Well, I mean "to get something done". If that something requires a GR,
then yes, I mean "agree on a vote".

> And, it looks like what you want is some kind of "sea level" sort of
> option -- if you've ranked an option with a supermajority above that "sea
> level", you'd like your vote to count as a vote towards the supermajority
> requirement.  And, if you happened to rank some other option above the
> option with the supermajority requirement, that doesn't enter into it.
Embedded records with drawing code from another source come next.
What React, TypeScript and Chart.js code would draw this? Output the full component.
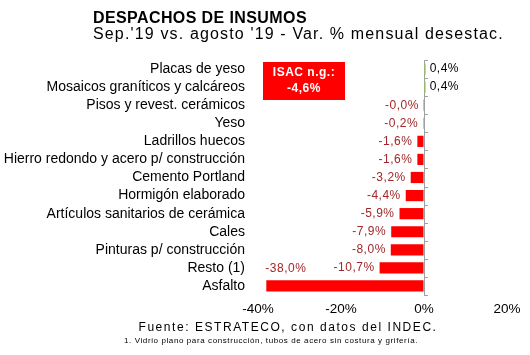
import React, { useEffect, useRef } from 'react';
import { Chart, registerables } from 'chart.js';

Chart.register(...registerables);

const categories = [
  'Placas de yeso',
  'Mosaicos graníticos y calcáreos',
  'Pisos y revest. cerámicos',
  'Yeso',
  'Ladrillos huecos',
  'Hierro redondo y acero p/ construcción',
  'Cemento Portland',
  'Hormigón elaborado',
  'Artículos sanitarios de cerámica',
  'Cales',
  'Pinturas p/ construcción',
  'Resto (1)',
  'Asfalto',
];
const values = [0.4, 0.4, -0.04, -0.2, -1.6, -1.6, -3.2, -4.4, -5.9, -7.9, -8.0, -10.7, -38.0];
const xTicks = [-40, -20, 0, 20];

const titleText = 'DESPACHOS DE INSUMOS';
const subtitleText = "Sep.'19 vs. agosto '19 - Var. % mensual desestac.";
const sourceText = 'Fuente: ESTRATECO, con datos del INDEC.';
const footnoteText = '1. Vidrio plano para construcción, tubos de acero sin costura y grifería.';
const boxLines = ['ISAC n.g.:', '-4,6%'];

const FONT = '"Liberation Sans", Arial, sans-serif';
const NEG = '#ff0000';
const POS = '#92d050';
const NEG_LABEL = '#a0282a';

const fmt = (v: number) => v.toFixed(1).replace('.', ',') + '%';

const overlayPlugin = {
  id: 'overlay',
  afterDatasetsDraw(chart: any) {
    const ctx = chart.ctx as CanvasRenderingContext2D;
    const meta = chart.getDatasetMeta(0);
    const xs = chart.scales.x;
    const ys = chart.scales.y;
    const x0 = xs.getPixelForValue(0);
    ctx.save();
    const step = ys.getPixelForTick(1) - ys.getPixelForTick(0);
    ctx.strokeStyle = '#a0a0a0';
    ctx.lineWidth = 1;
    for (let i = 0; i <= categories.length; i++) {
      const y = Math.round(ys.getPixelForTick(0) - step / 2 + i * step) + 0.5;
      ctx.beginPath();
      ctx.moveTo(x0, y);
      ctx.lineTo(x0 + 4, y);
      ctx.stroke();
    }
    ctx.font = `12px ${FONT}`;
    (ctx as any).letterSpacing = '0.5px';
    ctx.textBaseline = 'middle';
    meta.data.forEach((el: any, i: number) => {
      const v = values[i];
      const txt = fmt(v);
      if (v >= 0) {
        ctx.fillStyle = '#000';
        ctx.textAlign = 'left';
        ctx.fillText(txt, el.x + 4, el.y);
      } else if (Math.abs(el.x - el.base) > 100) {
        ctx.fillStyle = NEG_LABEL;
        ctx.textAlign = 'left';
        ctx.fillText(txt, el.x - 1, el.y - 17);
      } else {
        ctx.fillStyle = NEG_LABEL;
        ctx.textAlign = 'right';
        ctx.fillText(txt, el.x - 5, el.y);
      }
    });
    ctx.restore();
  },
  afterDraw(chart: any) {
    const ctx = chart.ctx as CanvasRenderingContext2D;
    ctx.save();
    ctx.textBaseline = 'middle';
    ctx.fillStyle = '#000';
    ctx.textAlign = 'left';
    ctx.font = `bold 16px ${FONT}`;
    (ctx as any).letterSpacing = '0.4px';
    ctx.fillText(titleText, 93, 18.5);
    ctx.font = `16px ${FONT}`;
    (ctx as any).letterSpacing = '1.15px';
    ctx.fillText(subtitleText, 93, 34.5);
    ctx.textAlign = 'center';
    ctx.font = `12px ${FONT}`;
    (ctx as any).letterSpacing = '1.55px';
    ctx.fillText(sourceText, 288, 328);
    ctx.font = `8px ${FONT}`;
    (ctx as any).letterSpacing = '0.6px';
    ctx.fillText(footnoteText, 271, 341);
    ctx.fillStyle = NEG;
    ctx.fillRect(263, 62, 82, 38);
    ctx.fillStyle = '#fff';
    ctx.font = `bold 12px ${FONT}`;
    (ctx as any).letterSpacing = '0.5px';
    ctx.fillText(boxLines[0], 304, 73);
    ctx.fillText(boxLines[1], 304, 89);
    ctx.restore();
  },
};

export default function App() {
  const ref = useRef<HTMLCanvasElement>(null);
  useEffect(() => {
    if (!ref.current) return;
    const chart = new Chart(ref.current, {
      type: 'bar',
      data: {
        labels: categories,
        datasets: [
          {
            data: values,
            backgroundColor: values.map((v) => (v >= 0 ? POS : NEG)),
            borderWidth: 0,
            barPercentage: 0.62,
            categoryPercentage: 1,
          },
        ],
      },
      options: {
        indexAxis: 'y',
        responsive: false,
        animation: false,
        devicePixelRatio: 1,
        layout: { padding: { top: 60, right: 23, bottom: 40, left: 0 } },
        plugins: {
          legend: { display: false },
          tooltip: { enabled: false },
          title: { display: false },
        },
        scales: {
          x: {
            min: -40,
            max: 20,
            afterBuildTicks: (s: any) => {
              s.ticks = xTicks.map((v) => ({ value: v }));
            },
            afterFit: (s: any) => {
              s.height = 20;
            },
            border: { display: false },
            grid: {
              drawTicks: false,
              color: (c: any) => (c.tick && c.tick.value === 0 ? '#a0a0a0' : 'rgba(0,0,0,0)'),
            },
            ticks: {
              padding: 6,
              color: '#000',
              font: { family: FONT, size: 13.5 },
              callback: (v: any) => `${v}%`,
            },
          },
          y: {
            afterFit: (s: any) => {
              s.width = 258;
            },
            border: { display: false },
            grid: { display: false, drawTicks: false },
            ticks: {
              padding: 13,
              color: '#000',
              font: { family: FONT, size: 14 },
              autoSkip: false,
            },
          },
        },
      },
      plugins: [overlayPlugin],
    } as any);
    return () => chart.destroy();
  }, []);
  return (
    <div style={{ position: 'absolute', left: 0, top: 0, width: 530, height: 355, background: '#fff' }}>
      <canvas ref={ref} width={530} height={355} style={{ width: 530, height: 355 }} />
    </div>
  );
}
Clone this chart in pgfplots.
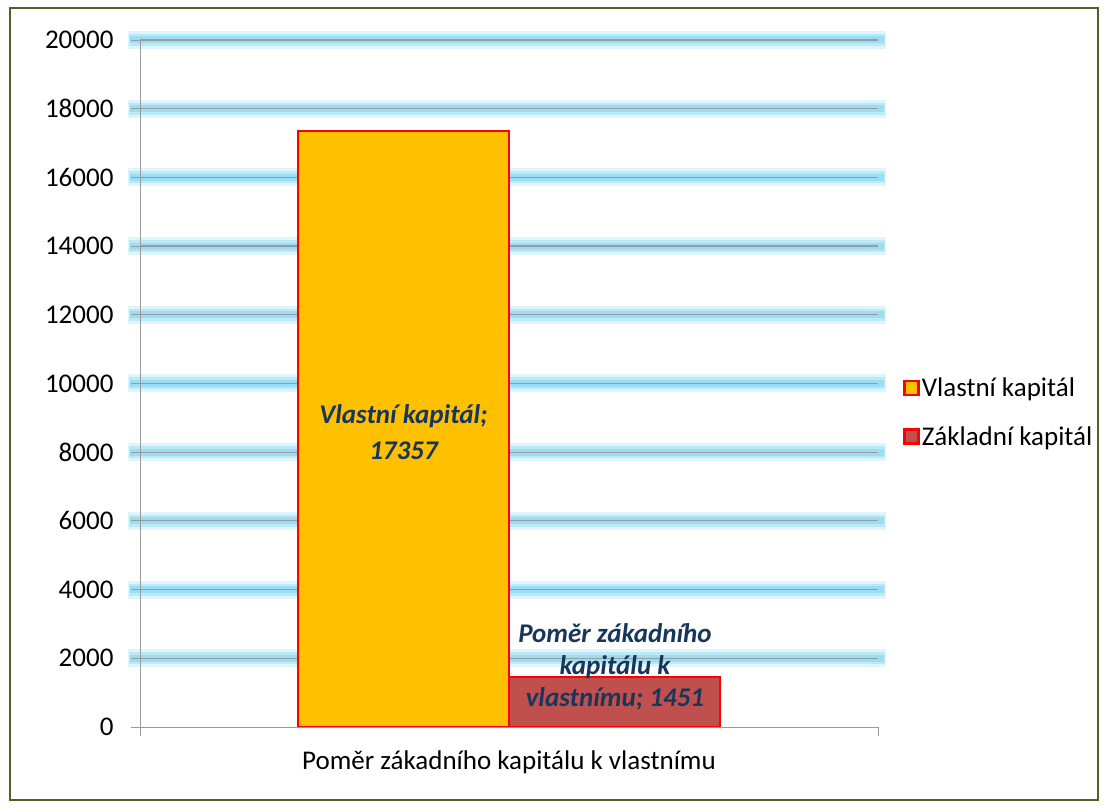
\documentclass[border=0pt]{standalone}
\usepackage{pgfplots}
\pgfplotsset{compat=1.18}
\usepackage{fontspec}
\setmainfont{Carlito}
\definecolor{barY}{RGB}{255,192,0}
\definecolor{barR}{RGB}{192,80,77}
\definecolor{edgeR}{RGB}{255,0,0}
\definecolor{gridG}{RGB}{155,155,155}
\definecolor{glowA}{RGB}{222,245,252}
\definecolor{glowB}{RGB}{186,234,248}
\definecolor{glowC}{RGB}{155,222,243}
\definecolor{lblC}{RGB}{23,54,93}
\definecolor{frameC}{RGB}{79,98,40}

\begin{document}
\begin{tikzpicture}
\path[use as bounding box] (0,0) rectangle (1108bp,809bp);
\draw[frameC, line width=1.6bp] (10bp,9bp) rectangle (1098bp,801bp);
\begin{axis}[
    at={(140bp,82bp)}, anchor=south west,
    scale only axis, clip=false, axis on top,
    width=738bp, height=687bp,
    xmin=-0.5, xmax=0.5,
    ymin=0, ymax=20000,
    axis x line*=bottom, axis y line*=left,
    axis line style={gridG, line width=0.8bp, -},
    tick align=outside,
    major tick length=9bp,
    tick style={gridG, line width=0.8bp},
    xtick={-0.5,0.5}, xticklabels={},
    ytick={0,2000,4000,6000,8000,10000,12000,14000,16000,18000,20000},
    scaled y ticks=false,
    yticklabel style={font=\fontsize{27bp}{30bp}\selectfont, xshift=-14bp},
    /pgf/number format/1000 sep={},
    /pgf/number format/assume math mode=true,
    xlabel={Poměr zákadního kapitálu k vlastnímu},
    xlabel style={font=\fontsize{27bp}{30bp}\selectfont, at={(axis description cs:0.5,0)}, anchor=north, yshift=-20bp},
    ybar, bar width=211bp,
    legend style={at={(1.030,0.458)}, anchor=west, draw=none, fill=none,
        font=\fontsize{27bp}{30bp}\selectfont, row sep=24bp,
        legend cell align=left},
    legend image code/.code={\draw[#1, line width=2.5bp] (0bp,-7bp) rectangle (14bp,7bp);},
]
% glowing grid lines
\pgfplotsinvokeforeach{2000,4000,6000,8000,10000,12000,14000,16000,18000,20000}{
  \draw[glowA, line width=18bp] ([xshift=-12bp]axis cs:-0.5,#1) -- ([xshift=8bp]axis cs:0.5,#1);
  \draw[glowB, line width=12bp] ([xshift=-11bp]axis cs:-0.5,#1) -- ([xshift=7bp]axis cs:0.5,#1);
  \draw[glowC, line width=7bp] ([xshift=-10bp]axis cs:-0.5,#1) -- ([xshift=6bp]axis cs:0.5,#1);
  \draw[gridG, line width=1.2bp] (axis cs:-0.5,#1) -- (axis cs:0.5,#1);
}
\addplot[fill=barY, draw=edgeR, line width=2.5bp, bar shift=-105.5bp] coordinates {(0,17357)};
\addplot[fill=barR, draw=edgeR, line width=2.5bp, bar shift=105.5bp] coordinates {(0,1451)};
\legend{Vlastní kapitál, Základní kapitál}
\node[font=\fontsize{27bp}{36bp}\selectfont\bfseries\itshape, text=lblC, align=center]
    at (axis cs:-0.143,8588) {Vlastní kapitál;\\17357};
\node[font=\fontsize{27bp}{32bp}\selectfont\bfseries\itshape, text=lblC, align=center]
    at (axis cs:0.1436,1747) {Poměr zákadního\\kapitálu k\\vlastnímu; 1451};
\end{axis}
\end{tikzpicture}
\end{document}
Yeah, that's not a bad analogy. Let me stretch it a bit and see if it
snaps:

Most options are naturally about as dense as the ocean: if there are
more people pushing it down than holding it up, it sinks, otherwise it
rises up out of the water.

But some options are denser than that: options requiring a supermajority
turn out to require, say, twice as many people pushing it up and those
pushing it down to stay afloat. Some of them require three times as many
people pushing it up as pulling it down.

We don't want a waterlogged or drowned option to win the vote.

Sea-level is how we do things at the moment.

Not really sure that's helpful at all.

Cheers,
aj

-- 
Anthony Towns <aj@humbug.org.au> <http://azure.humbug.org.au/~aj/>
I don't speak for anyone save myself. GPG signed mail preferred.